Na Matemática, potência, a grosso modo, trata-se da multiplicação da base por seu expoente. Na eletricidade, fala-se em conversão de energia. Na Favela, Celso Athayde afirma que não há carência — há potência. Nessas analogias, é como se uma pessoa desprovida de tudo, inconformada com essa condição e cansada de ser massa de manobra, decidisse lutar. Ou seja, transformasse essa “carência” em energia, para transformar a base e gerar expoentes que a multiplicam. Assim surgem os contrariadores das estatísticas, sabotadores do sistema, pessoas de todos os gêneros que ampliam o caminho aberto pela ancestralidade para as novas gerações.
A Favela não venceu, mas as faveladas e os favelados estão nas universidades, criando seus negócios, voando alto — apesar dos pesares. Estamos reescrevendo nossas histórias, buscando honrar a trajetória de quem veio antes de nós, seguindo em frente e enfrentando o que for preciso para deixar um legado para quem vier depois, frustrando os planos dos que tentam, todos os dias, exterminar física, emocional e economicamente a nossa gente.
“O dinheiro tira o homem da miséria, mas não pode arrancar de dentro dele a Favela.
São poucos que entram em campo pra vencer,
A alma guarda o que a mente tenta esquecer…”
Negro Drama – Racionais MC’s
Na década de 1990, o maior letramento racial e socioeconômico da Favela foi feito pelos Racionais MC’s — na ausência de livros que contassem a História do nosso ponto de vista, de autores e autoras que tivessem a nossa cor e a nossa realidade. Faltavam referências nos meios de comunicação, na televisão, na publicidade, na moda. As escolas refletiam esse projeto: pretos e favelados deveriam estudar para serem subalternos. Mesmo com as mães dizendo que precisaríamos estudar para sermos “duas vezes melhores”, a pergunta segue atual: “Como ser duas vezes melhor se estamos cem vezes atrasados?”
Aprendemos que a cor da pele não isenta o preto — sobretudo a mulher preta — de sofrer racismo, seja no ambiente de trabalho, como no caso da ministra do Tribunal Superior Eleitoral, Vera Lúcia, seja em condomínios de luxo, como no caso do MC Poze. O racismo estrutural é um projeto que perdura desde a colonização, desmerecendo o povo preto e os povos originários, em detrimento dos seus conhecimentos — que muito contribuíram para o desenvolvimento do Brasil enquanto nação.

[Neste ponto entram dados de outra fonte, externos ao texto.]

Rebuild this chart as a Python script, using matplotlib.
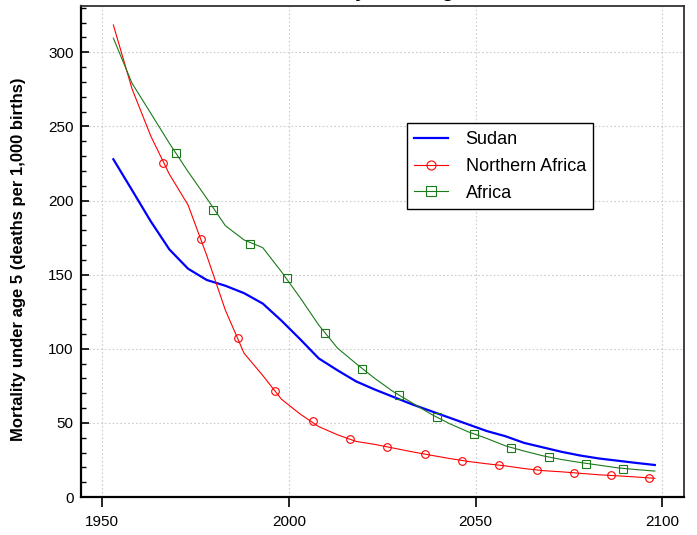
import numpy as np
import matplotlib
matplotlib.use('Agg')
from matplotlib import pyplot as plt
from matplotlib.ticker import MultipleLocator

plt.rcParams['font.family'] = ['Liberation Sans', 'DejaVu Sans']

years = [1953, 1958, 1963, 1968, 1973, 1978, 1983, 1988, 1993, 1998,
         2003, 2008, 2013, 2018, 2023, 2028, 2033, 2038, 2043, 2048,
         2053, 2058, 2063, 2068, 2073, 2078, 2083, 2088, 2093, 2098]

sudan = [227.8, 207, 186, 167, 154, 146.4, 142.5, 137.5, 130.5, 119,
         106.5, 93.5, 85.5, 78, 72.5, 67.5, 62.5, 58, 53.5, 49,
         44.5, 41, 36.5, 33.5, 30.5, 28, 26, 24.5, 23, 21.6]
northern_africa = [318.4, 275.3, 243.6, 217.7, 197, 163, 126, 97, 82, 66,
                   56, 47.5, 42, 37.5, 35.5, 33, 30.5, 28.2, 26, 24,
                   22.4, 21, 19.2, 17.8, 17, 16, 15, 14.3, 13.5, 12.6]
africa = [309.5, 279.1, 258.9, 238.6, 219.5, 201.5, 183, 173.4, 168.2, 152,
          134.5, 116, 100.5, 90, 80, 71, 63.5, 56, 49.5, 44,
          39.5, 34.5, 31, 27.8, 25.3, 23.3, 21.5, 19.7, 18.5, 17.5]

# marker symbols sit along the lines
na_marker_years = [1966.4, 1976.4, 1986.4, 1996.4, 2006.4, 2016.4, 2026.4,
                   2036.4, 2046.4, 2056.4, 2066.4, 2076.4, 2086.4, 2096.4]
na_marker_vals = [225.1, 174.1, 107.1, 71.7, 51, 38.9, 33.7,
                  28.8, 24.3, 21.4, 18.2, 16.4, 14.6, 13]
af_marker_years = [1969.7, 1979.6, 1989.6, 1999.6, 2009.7, 2019.6, 2029.6,
                   2039.6, 2049.6, 2059.6, 2069.6, 2079.6, 2089.6]
af_marker_vals = [232.3, 193.9, 170.5, 147.5, 110.9, 86.6, 68.8,
                  53.8, 42.3, 33.3, 26.8, 22.5, 19.1]

title = 'Mortality under age 5'
ylabel = 'Mortality under age 5 (deaths per 1,000 births)'

fig = plt.figure(figsize=(6.97, 5.35), dpi=100)
ax = fig.add_axes([0.1155, 0.071, 0.8663, 0.9178])

ax.plot(years, sudan, color='blue', lw=1.6, zorder=3)
ax.plot(years, northern_africa, color='red', lw=0.8, zorder=3)
ax.plot(years, africa, color='#1a7a1a', lw=0.8, zorder=3)
ax.plot(na_marker_years, na_marker_vals, ls='none', marker='o', ms=5.5,
        mfc='none', mec='red', mew=0.8, zorder=4)
ax.plot(af_marker_years, af_marker_vals, ls='none', marker='s', ms=5.5,
        mfc='none', mec='#1a7a1a', mew=0.8, zorder=4)

# legend proxies
h1, = ax.plot([], [], color='blue', lw=1.6, label='Sudan')
h2, = ax.plot([], [], color='red', lw=0.8, marker='o', ms=6.5, mfc='none',
              mew=0.8, label='Northern Africa')
h3, = ax.plot([], [], color='#1a7a1a', lw=0.8, marker='s', ms=6.5,
              mfc='none', mew=0.8, label='Africa')
leg = ax.legend(handles=[h1, h2, h3], loc='upper left',
                bbox_to_anchor=(0.540, 0.761), borderaxespad=0, fontsize=13,
                fancybox=False, framealpha=1, edgecolor='black',
                borderpad=0.42, handlelength=1.85, handletextpad=1.0,
                labelspacing=0.55)
leg.get_frame().set_linewidth(1.0)

ax.set_xlim(1944.2, 2105.9)
ax.set_ylim(0, 331.2)
ax.xaxis.set_major_locator(MultipleLocator(50))
ax.yaxis.set_major_locator(MultipleLocator(50))
ax.yaxis.set_minor_locator(MultipleLocator(10))
ax.tick_params(axis='y', which='major', direction='in', length=6, width=1.2,
               labelsize=11, pad=5)
ax.tick_params(axis='y', which='minor', direction='in', length=3.5, width=1)
ax.tick_params(axis='x', which='major', direction='out', length=7, width=1.2,
               labelsize=11, pad=6)
ax.grid(True, which='major', color='#cccccc', ls=(0, (1.5, 2)), lw=0.8)
ax.set_axisbelow(True)

for side in ['left', 'bottom']:
    ax.spines[side].set_linewidth(1.6)
    ax.spines[side].set_color('black')
for side in ['top', 'right']:
    ax.spines[side].set_linewidth(1.3)
    ax.spines[side].set_color('#333333')

ax.set_ylabel(ylabel, fontsize=12, fontweight='bold')
ax.yaxis.set_label_coords(-0.0903, 0.485)
fig.text(0.5488, 1.006, title, ha='center', va='baseline', fontsize=14,
         fontweight='bold')

fig.savefig('out.png', dpi=100)
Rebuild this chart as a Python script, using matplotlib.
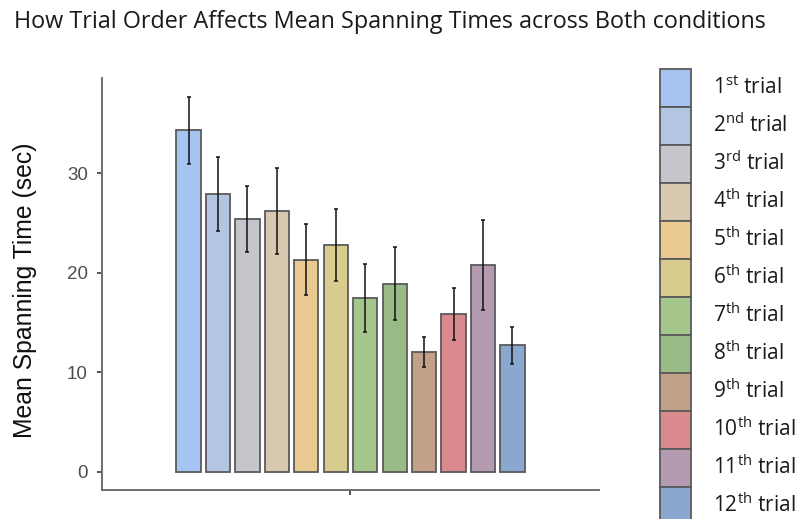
import matplotlib
matplotlib.use("Agg")
import matplotlib.pyplot as plt
import numpy as np

# Mean spanning time per trial position (sec), with error bar half-widths
trials = ["1st", "2nd", "3rd", "4th", "5th", "6th",
          "7th", "8th", "9th", "10th", "11th", "12th"]
means = [34.3, 27.9, 25.4, 26.2, 21.3, 22.8, 17.5, 18.9, 12.05, 15.9, 20.8, 12.7]
errs = [3.35, 3.7, 3.35, 4.3, 3.55, 3.6, 3.4, 3.65, 1.5, 2.6, 4.5, 1.85]
colors = ["#a6c4f2", "#b3c5e1", "#c4c6cc", "#d7c8b0", "#eac990", "#d7cc8d",
          "#a5c78b", "#98bb86", "#c3a189", "#da8a8f", "#b59bb1", "#8aa8cf"]

plt.rcParams["mathtext.fontset"] = "custom"
plt.rcParams["mathtext.rm"] = "Open Sans"

W, H = 804, 519
fig = plt.figure(figsize=(W / 100, H / 100), dpi=100)
ax = fig.add_axes([102 / W, (H - 490) / H, (599 - 102) / W, (490 - 78) / H])

x = np.arange(len(means))
bars = ax.bar(x, means, width=0.82, color=colors, edgecolor="#5a5a5a",
              linewidth=1.3, zorder=2)
ax.errorbar(x, means, yerr=errs, fmt="none", ecolor="#111111",
            elinewidth=1.1, capsize=1.3, capthick=1.1, zorder=3)

ax.set_xlim(5.5 - 8.44, 5.5 + 8.44)
ax.set_ylim(-1.81, 39.56)
ax.set_yticks([0, 10, 20, 30])
ax.set_xticks([5.5])
ax.set_xticklabels([""])
for s in ["top", "right"]:
    ax.spines[s].set_visible(False)
for s in ["left", "bottom"]:
    ax.spines[s].set_color("#707070")
    ax.spines[s].set_linewidth(1.4)
ax.tick_params(axis="both", colors="#555555", length=3.6, width=1.4,
               labelsize=13.5, pad=6.5)
for lab in ax.get_yticklabels():
    lab.set_family("Liberation Sans")
    lab.set_color("#4d4d4d")

ax.set_ylabel("Mean Spanning Time (sec)", family="Liberation Sans",
              fontsize=17.8, color="#111111")
ax.yaxis.set_label_coords(-0.131, 0.485)

fig.text(14 / W, 1 - 28 / H, "How Trial Order Affects Mean Spanning Times across Both conditions",
         family="Open Sans", fontsize=16.8, color="#1a1a1a", ha="left", va="baseline")

fs = 15
labels = [r"%s$^{\mathrm{%s}}$ trial" % (t[:-2], t[-2:]) for t in trials]
leg = fig.legend(bars, labels, loc="upper left",
                 bbox_to_anchor=(660 / W, 1 - 69 / H), frameon=False,
                 borderpad=0, borderaxespad=0, labelspacing=0,
                 handlelength=22.32 / fs, handleheight=(27.36 / fs - 0.245) / 0.65,
                 handletextpad=1.05, prop={"family": "Open Sans", "size": fs})
for t in leg.get_texts():
    t.set_color("#1a1a1a")

fig.savefig("out.png", dpi=100)
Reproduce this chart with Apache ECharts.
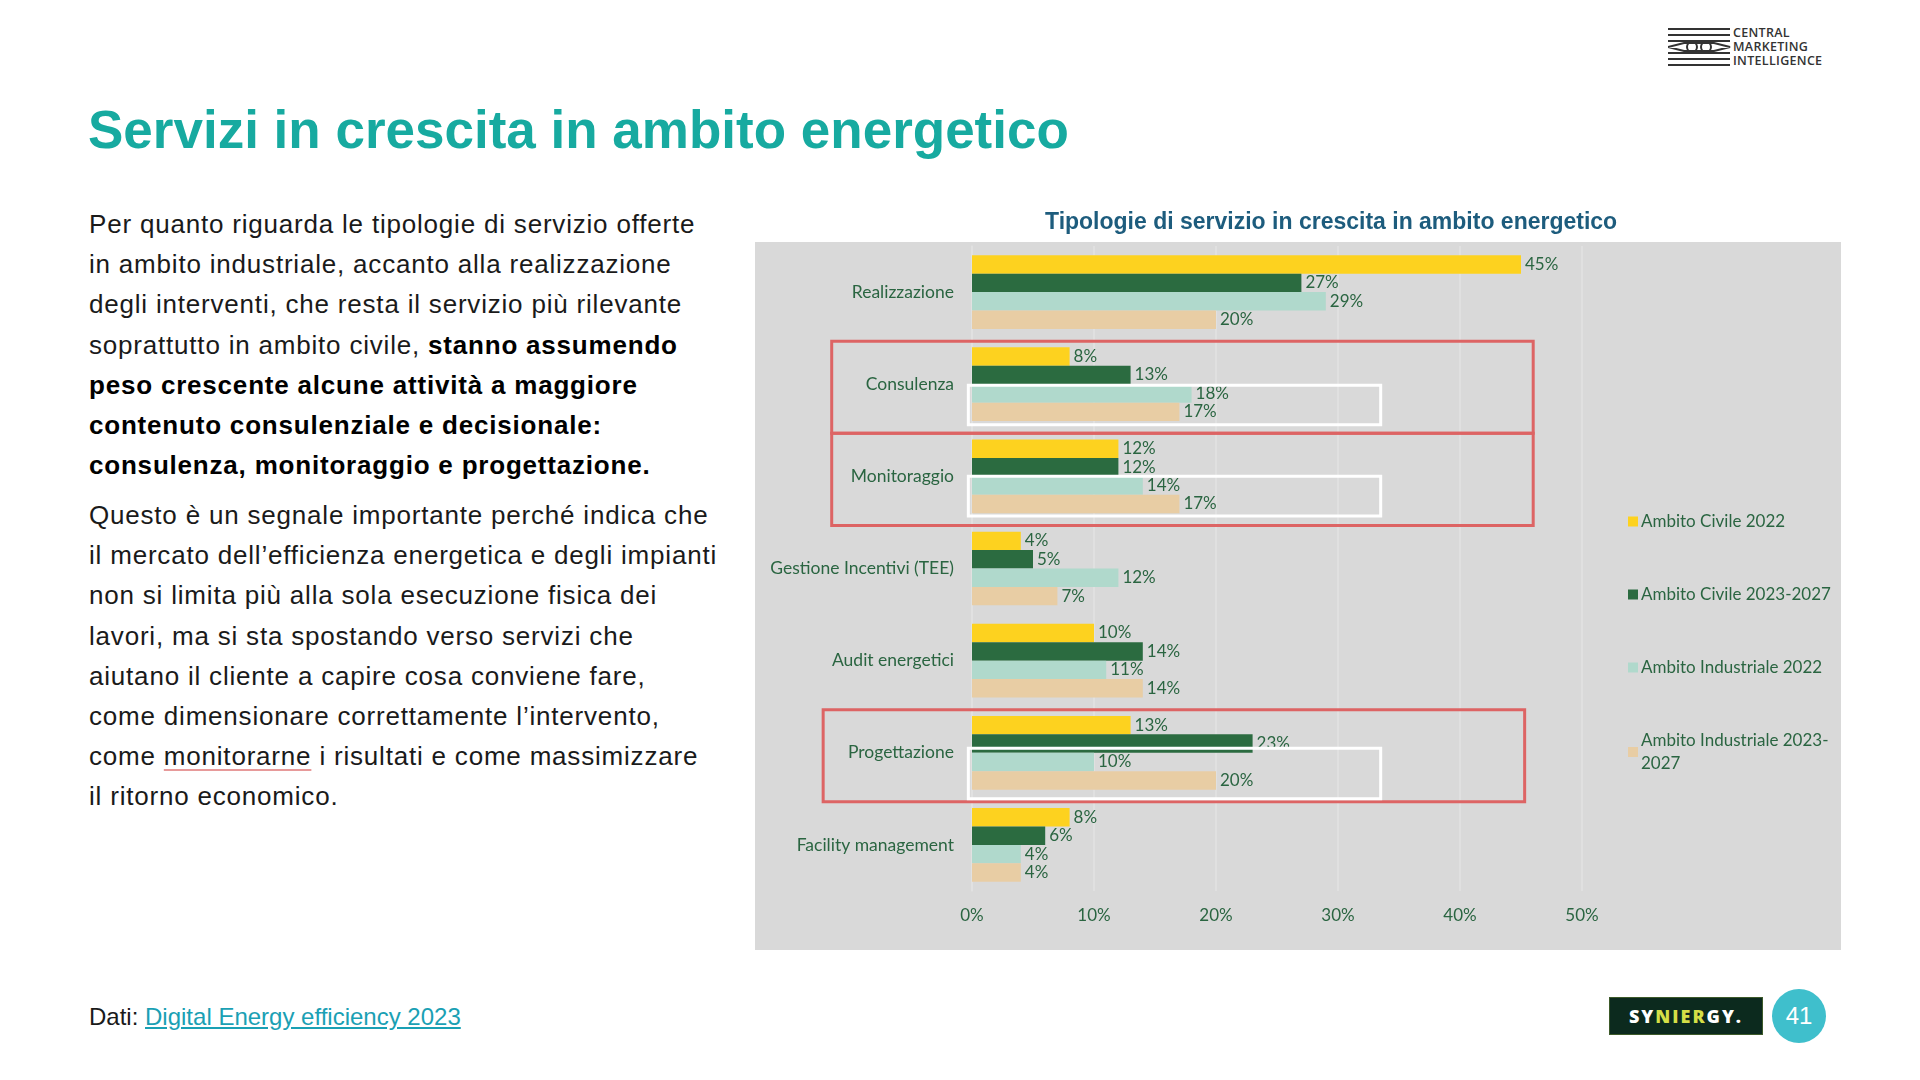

Felizmente, nosso plano de potencializar segue avançando. Mesmo que numa velocidade menor do que a desejada, a direção aponta para as próximas décadas com mais ocupações em lugares estratégicos — ainda que sob o risco de retrocessos de governos alinhados ao pensamento colonialista.
Temos assistido a mudanças nos mesmos setores que sancionaram o projeto de racismo estrutural. Na televisão, as novelas da Rede Globo têm aumentado o número de atores e atrizes pretos em seu elenco e, de forma inédita, dado protagonismo a esses personagens. Por se tratar ainda da maior audiência da TV aberta no Brasil, o conteúdo e a forma como é apresentado influenciam diretamente o modo como a vida imita a arte no dia a dia. Mesmo com o advento da internet — que trouxe novas vozes, mas também a disseminação de fake news — a TV segue parte indissociável da cultura brasileira.
Por fim, a meta é seguir potencializando, ocupando cada espaço de decisão e influência — para além dos esportes. Agora, nas universidades, precisamos de CEOs, de representatividade nos governos, no Executivo, Legislativo e Judiciário, na medicina. Nas escolas públicas, ao menos na cidade do Rio de Janeiro, o corpo docente e de direção é majoritariamente formado por mulheres pretas — uma conquista simbólica e concreta. Com a criação da GERER (Gerência de Relações Étnico-Raciais), da Secretaria Municipal de Educação do Rio, e a propagação das Afrotecas — salas de leitura com ênfase na literatura preta —, aponta-se para futuras gerações influenciadas por escritores e escritoras que as façam se reconhecer no espelho.
Sem tapar o sol com a peneira, é essencial democratizar o acesso ao conhecimento produzido por quem vive a Favela. Um exemplo é Otávio Júnior, morador do Complexo da Penha, autor de Da Minha Janela, obra lida em escolas e que desperta nas crianças a imaginação sobre o lugar onde vivem.
Binho Cultura é escritor, cientista social e morador da Vila Aliança, na Zona Oeste do Rio de Janeiro.